Naturally, the lang attribute value is supposed to be useful not only for displaying, but for editing, too, for example for choosing the right font while the text is being edited and for spell checking.
Relationship with directionality
The HTML standard specifically says that text direction must not be deduced from the value of the lang attribute, so browsers don't do it. It's unfortunate, but that's how it is. The value of lang can be used to apply correct direction to element server-side.
By default, elements with different directionality should be directionally isolated, either using the <bdi> tag or the "unicode-bidi: isolate" CSS rule.
Fonts - current situation
Currently, there are three ways to use fonts in the MediaWiki world:
- For server-side rendering of SVG images, fonts can be installed on the server. For an example, see Bug 16284 - Support Linux Libertine Font for SVG rendering
- The WebFonts extension can apply fonts according to the lang attribute and CSS font-family declaration. It also allows changing the display font of the rendered page. The Universal Language Selector may change its current functionality.
- MathJax is an externally developed product. It has its own mechanism to deliver fonts for rendering of mathematical symbols.
Fonts - how it should be
The Visual editor should of course, support fonts for all languages. It should not, however, go too far and allow the user to choose any font. Wikimedia projects are, after all, rather conservative in their content. Readability and language diversity are essential goals for the projects, but design diversity is not. The Visual editor must, therefore, be flexible enough to allow the user to choose the language of a content element (lang attribute) and the content style (heading, body text, citation, poem, formula, source code example etc.). Creation of new styles, if needed, can be allowed, too. However, explicit and direct application of font names to the page is not required and possibly should be even prevented.
The functionality of the WebFonts extension should probably be merged into the core. Instead of connecting fonts with languages using this extension, the Language* classes should be aware of the fonts that are relevant for them.

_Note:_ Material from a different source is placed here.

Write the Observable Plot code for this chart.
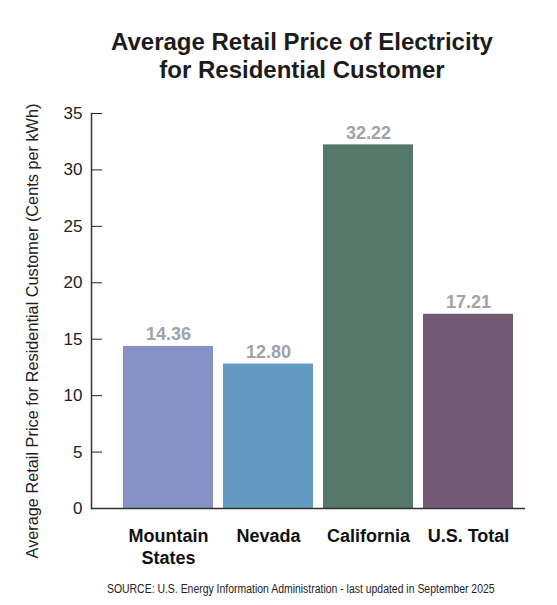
<!DOCTYPE html>
<html>
<head>
<meta charset="utf-8">
<script src="https://cdn.jsdelivr.net/npm/d3@7"></script>
<script src="https://cdn.jsdelivr.net/npm/@observablehq/plot@0.6"></script>
<style>
  body { margin: 0; background: #fff; font-family: "Liberation Sans", Arial, sans-serif; }
  #page { position: relative; width: 557px; height: 605px; }
  #title { position: absolute; top: 28px; left: 0; width: 604px; text-align: center; font-size: 24px; font-weight: bold; line-height: 28px; color: #1c1c1c; }
  #chart { position: absolute; top: 100px; left: 0; }
  #source { position: absolute; top: 582px; left: 0; width: 602px; text-align: center; font-size: 12px; line-height: 14px; color: #222; }
  #source span { display: inline-block; transform: scaleX(0.87); }
</style>
</head>
<body>
<div id="page">
  <div id="title">Average Retail Price of Electricity<br>for Residential Customer</div>
  <div id="chart"></div>
  <div id="source"><span>SOURCE: U.S. Energy Information Administration - last updated in September 2025</span></div>
</div>
<script>
  const regions = ["Mountain States", "Nevada", "California", "U.S. Total"];
  const tickLabels = ["Mountain\nStates", "Nevada", "California", "U.S. Total"];
  const prices = [14.36, 12.80, 32.22, 17.21];
  const barColors = ["#8790c3", "#6499c2", "#56786b", "#735a74"];
  const yTicks = [0, 5, 10, 15, 20, 25, 30, 35];
  const yLabel = "Average Retail Price for Residential Customer (Cents per kWh)";

  const data = regions.map((region, i) => ({region, price: prices[i]}));

  let chart = Plot.plot({
    width: 557,
    height: 470,
    marginTop: 13,
    marginBottom: 62,
    marginLeft: 91,
    marginRight: 32,
    style: {fontFamily: "Liberation Sans, Arial, sans-serif", fontSize: "17px", color: "#222", background: "#fff"},
    x: {domain: regions, paddingInner: 0.1, paddingOuter: 0.05, insetLeft: 26, insetRight: 6},
    y: {domain: [0, 35]},
    color: {domain: regions, range: barColors},
    marks: [
      Plot.barY(data, {x: "region", y: "price", fill: "region"}),
      Plot.text(data, {
        x: "region",
        y: "price",
        text: d => d.price.toFixed(2),
        lineAnchor: "bottom",
        dy: -6,
        fill: "#a0a3a9",
        fontSize: 18,
        fontWeight: "bold"
      }),
      Plot.axisY({ticks: yTicks, tickSize: -11, tickPadding: 20, label: null, fontSize: 17, color: "#222"}),
      Plot.axisX({
        tickSize: 0,
        tickPadding: 19,
        label: null,
        tickFormat: d => tickLabels[regions.indexOf(d)],
        fontSize: 18,
        fontWeight: "bold",
        lineHeight: 1.17,
        color: "#111"
      }),
      Plot.frame({anchor: "left", stroke: "#333", strokeWidth: 1.5}),
      Plot.ruleY([0], {stroke: "#333", strokeWidth: 1.5}),
      Plot.text([yLabel], {
        text: d => d,
        frameAnchor: "left",
        textAnchor: "middle",
        rotate: -90,
        dx: -59,
        dy: 20,
        fontSize: 16.3,
        fill: "#222"
      })
    ]
  });

  d3.select("#chart").append(() => chart);
</script>
</body>
</html>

Though math formulas are not exactly a linguistic element, their editing and font usage may be related to how fonts are applied to languages, so this should be remembered.
- It's not a precise measurement. It's just that the author of the document rarely uses Opera and IE and when he does, he runs into various problems with fonts, keyboards and directionality all the time.
- Probably mostly <span>, but it would be useful to check more precisely.
- That's another thing that should be built into the HTML standard, but currently isn't. A bug report in W3C's Bugzilla: 18490: make any element with an explicit lang or dir attribute bidi-isolated by default.